1. list tests with quick filter (preview test selection)
  
To list the collected/matching tests, just add the '--collect-only' option.

I'd prefer a better command line shortcut, because I use this pretty often.
 
 not opposed to this, but I'm not sure if it is really worth the effort to maintain something that just obscures the options. Most "users" will probably just run the test script without any options to see if all the tests pass. The "developers" are the ones most likely to be playing around with options, in which case we just document the few options I've mentioned above that covers 90% of the use-cases. It is then up to the developers if they want to dig into the options further by using the '-h' option.

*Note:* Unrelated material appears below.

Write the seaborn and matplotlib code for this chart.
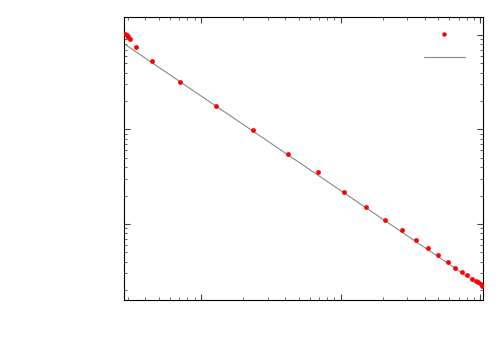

Ok. It is not too bloated after all.
 
From python2.7 the unittest module has decorators for skipping test[1], but for the foreseeable future Roundup also supports python2.6. The pytest has its own test skipping decorators[2] which has support for python2.6, so if we were to take advantage of that we would be tied to using pytest. If we drop support for python2.6 then we could use the unittest skip decorators instead of the pytest ones.

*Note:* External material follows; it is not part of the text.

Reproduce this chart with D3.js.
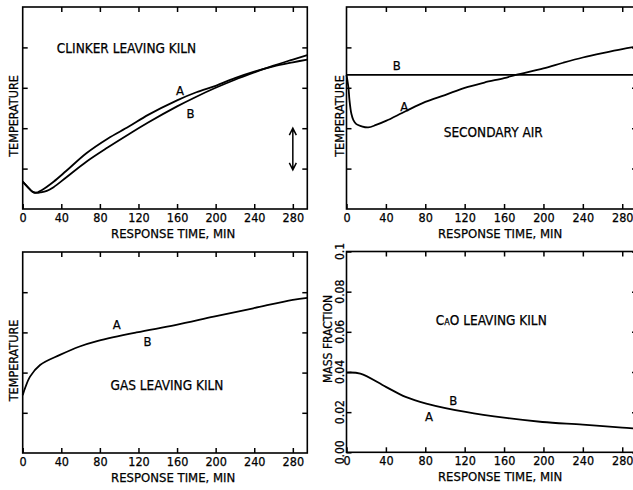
<!DOCTYPE html>
<html>
<head>
<meta charset="utf-8">
<script src="https://cdn.jsdelivr.net/npm/d3@7"></script>
<style>
  body { margin: 0; background: #fff; }
  text { font-family: "DejaVu Sans Condensed", "DejaVu Sans", sans-serif; font-stretch: condensed; fill: #000; stroke: #000; stroke-width: 0.25; }
  .num { font-family: "Liberation Sans Narrow", "DejaVu Sans Condensed", sans-serif; }
</style>
</head>
<body>
<div id="chart"></div>
<script>
// values (temperature panels are in tick units, no numbers shown)
var timeTicks = [0, 40, 80, 120, 160, 200, 240, 280];

var clinkerTimeA = [0, 5, 10, 13, 20, 32, 45, 66, 88, 110, 130, 160, 180, 200, 220, 240, 260, 280, 295];
var clinkerA     = [0.68, 0.55, 0.43, 0.40, 0.47, 0.675, 0.94, 1.38, 1.74, 2.04, 2.33, 2.69, 2.89, 3.05, 3.24, 3.40, 3.53, 3.63, 3.70];
var clinkerTimeB = [0, 5, 10, 15, 18, 25, 32, 45, 66, 88, 110, 130, 160, 180, 200, 220, 240, 260, 280, 295];
var clinkerB     = [0.68, 0.55, 0.43, 0.40, 0.41, 0.45, 0.54, 0.78, 1.17, 1.52, 1.85, 2.14, 2.54, 2.78, 3.00, 3.20, 3.38, 3.55, 3.70, 3.81];

var airTimeA = [0, 2, 3, 5, 7, 10, 15, 22, 30, 40, 60, 80, 100, 120, 140, 160, 172, 200, 220, 240, 260, 280, 295];
var airA     = [3.32, 3.0, 2.7, 2.35, 2.2, 2.10, 2.05, 2.02, 2.08, 2.18, 2.42, 2.65, 2.82, 3.0, 3.13, 3.24, 3.32, 3.48, 3.62, 3.75, 3.86, 3.96, 4.02];
var airTimeB = [0, 295];
var airB     = [3.32, 3.32];

var gasTime = [0, 2.4, 7.6, 18, 38.6, 59, 78, 118, 158, 198, 239, 280, 295];
var gasA    = [1.44, 1.61, 1.90, 2.19, 2.44, 2.65, 2.79, 3.00, 3.18, 3.39, 3.60, 3.81, 3.86];

var caoTime = [0, 14, 40, 60, 81, 121, 162, 199, 240, 280, 295];
var caoA    = [0.0397, 0.0392, 0.0326, 0.0276, 0.0243, 0.0201, 0.0171, 0.0151, 0.0138, 0.0123, 0.0118];
var caoTicks = [0, 0.02, 0.04, 0.06, 0.08, 0.1];
var caoTickLabels = ["0.00", "0.02", "0.04", "0.06", "0.08", "0.1"];

var width = 633, height = 490;

var svg = d3.select("#chart").append("svg")
  .attr("width", width)
  .attr("height", height);

function zip(t, v) { return t.map(function(d, i) { return [d, v[i]]; }); }

var panels = [
  { x0: 22.7, x1: 307.3, y0: 7, y1: 209, ymax: 5, yTicks: [1, 2, 3, 4],
    series: [zip(clinkerTimeA, clinkerA), zip(clinkerTimeB, clinkerB)],
    title: "CLINKER LEAVING KILN", titleAt: [107.6, 3.98],
    labels: [["A", 163, 2.94], ["B", 174, 2.37]], arrow: [280, 2.0, 0.97], yLabel: 13 },
  { x0: 346.5, x1: 637, y0: 7, y1: 209, ymax: 5, yTicks: [1, 2, 3, 4],
    series: [zip(airTimeA, airA), zip(airTimeB, airB)],
    title: "SECONDARY AIR", titleAt: [149, 1.91],
    labels: [["B", 51, 3.55], ["A", 58.7, 2.55]], yLabel: 339 },
  { x0: 22.7, x1: 307.3, y0: 252, y1: 453, ymax: 5, yTicks: [1, 2, 3, 4],
    series: [zip(gasTime, gasA)],
    title: "GAS LEAVING KILN", titleAt: [149.5, 1.69],
    labels: [["A", 97.4, 3.2], ["B", 129.5, 2.77]], yLabel: 13 },
  { x0: 346.5, x1: 637, y0: 251.5, y1: 452.3, ymax: 0.1, yTicks: caoTicks,
    series: [zip(caoTime, caoA)],
    title: "CAO", titleAt: [147, 0.066], cao: true,
    labels: [["B", 108.4, 0.0261], ["A", 83.8, 0.0181]] }
];

panels.forEach(function(p) {
  var x = d3.scaleLinear().domain([0, 295]).range([p.x0, p.x1]);
  var y = d3.scaleLinear().domain([0, p.ymax]).range([p.y1, p.y0]);
  var g = svg.append("g");

  // inward ticks on all four sides
  g.append("g").attr("transform", "translate(0," + p.y1 + ")")
    .call(d3.axisBottom(x).tickValues(timeTicks).tickSize(-5).tickPadding(4).tickFormat(d3.format("d")))
    .call(function(a) {
      a.select(".domain").remove();
      a.selectAll("line").attr("stroke", "#000").attr("stroke-width", 1.5);
      a.selectAll("text").attr("class", "num").attr("font-size", 12.5).attr("fill", "#000");
    });
  g.append("g").attr("transform", "translate(0," + p.y0 + ")")
    .call(d3.axisTop(x).tickValues(timeTicks.slice(1)).tickSize(-5).tickFormat(""))
    .call(function(a) { a.select(".domain").remove(); a.selectAll("line").attr("stroke", "#000").attr("stroke-width", 1.5); });
  g.append("g").attr("transform", "translate(" + p.x0 + ",0)")
    .call(d3.axisLeft(y).tickValues(p.yTicks).tickSize(-5).tickFormat(""))
    .call(function(a) { a.select(".domain").remove(); a.selectAll("line").attr("stroke", "#000").attr("stroke-width", 1.5); });
  g.append("g").attr("transform", "translate(" + p.x1 + ",0)")
    .call(d3.axisRight(y).tickValues(p.yTicks).tickSize(-5).tickFormat(""))
    .call(function(a) { a.select(".domain").remove(); a.selectAll("line").attr("stroke", "#000").attr("stroke-width", 1.5); });

  g.append("rect")
    .attr("x", p.x0).attr("y", p.y0)
    .attr("width", p.x1 - p.x0).attr("height", p.y1 - p.y0)
    .attr("fill", "none").attr("stroke", "#000").attr("stroke-width", 1.6);

  var line = d3.line()
    .x(function(d) { return x(d[0]); })
    .y(function(d) { return y(d[1]); })
    .curve(d3.curveCatmullRom.alpha(0.5));

  g.selectAll(".curve").data(p.series).enter().append("path")
    .attr("class", "curve")
    .attr("d", line)
    .attr("fill", "none").attr("stroke", "#000").attr("stroke-width", 1.8);

  g.selectAll(".lab").data(p.labels).enter().append("text")
    .attr("class", "lab")
    .attr("x", function(d) { return x(d[1]); })
    .attr("y", function(d) { return y(d[2]); })
    .attr("dy", "0.36em")
    .attr("text-anchor", "middle")
    .attr("font-size", 13)
    .text(function(d) { return d[0]; });

  var title = g.append("text")
    .attr("x", x(p.titleAt[0])).attr("y", y(p.titleAt[1]))
    .attr("dy", "0.36em").attr("text-anchor", "middle")
    .attr("font-size", 13.5);
  if (p.cao) {
    title.append("tspan").text("C");
    title.append("tspan").attr("font-size", 9).text("A");
    title.append("tspan").text("O LEAVING KILN");
  } else {
    title.text(p.title);
  }

  g.append("text")
    .attr("x", x(156)).attr("y", p.y1 + 24)
    .attr("dy", "0.36em").attr("text-anchor", "middle")
    .attr("font-size", 13)
    .text("RESPONSE TIME, MIN");

  if (p.yLabel) {
    g.append("text")
      .attr("transform", "translate(" + p.yLabel + "," + ((p.y0 + p.y1) / 2 + 8) + ") rotate(-90)")
      .attr("dy", "0.36em").attr("text-anchor", "middle")
      .attr("font-size", 12.5)
      .text("TEMPERATURE");
  }

  if (p.cao) {
    g.selectAll(".ylab").data(caoTicks).enter().append("text")
      .attr("class", "num")
      .attr("transform", function(d) { return "translate(339.5," + y(d) + ") rotate(-90)"; })
      .attr("dy", "0.36em").attr("text-anchor", "middle")
      .attr("font-size", 12)
      .text(function(d, i) { return caoTickLabels[i]; });
    g.append("text")
      .attr("transform", "translate(327.5," + ((p.y0 + p.y1) / 2 - 13) + ") rotate(-90)")
      .attr("dy", "0.36em").attr("text-anchor", "middle")
      .attr("font-size", 12)
      .text("MASS FRACTION");
  }

  if (p.arrow) {
    var ax = x(p.arrow[0]), ya = y(p.arrow[1]), yb = y(p.arrow[2]);
    g.append("path")
      .attr("d", "M" + ax + "," + ya + "V" + yb +
        "M" + (ax - 3.5) + "," + (ya + 7) + "L" + ax + "," + ya + "L" + (ax + 3.5) + "," + (ya + 7) +
        "M" + (ax - 3.5) + "," + (yb - 7) + "L" + ax + "," + yb + "L" + (ax + 3.5) + "," + (yb - 7))
      .attr("fill", "none").attr("stroke", "#000").attr("stroke-width", 1.5);
  }
});
</script>
</body>
</html>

Are there other way to skip tests instead of decorators?
 
I don't have a preference, but it would be nice to keep tests in some
format that is independent of the tool, and for this specific problem
choose tool that is not huge. =)


This just comes down to how much we want to embrace the pytest way of doing things. We could stick to using only what is available in unittest and keep things fairly portable, or take advantage of the nice extra features that pytest provides. Swings and roundabouts[3]

I am not convinced with py.test dependent features, but this stuff seems nice:

https://pytest.org/latest/goodpractises.html#create-a-pytest-standalone-script

So I'd give it a go. It looks like there could be more support in IDE for that kind of stuff. Maybe it can also support mounting temp dirs in memory only disks to save SSD and speedup execution.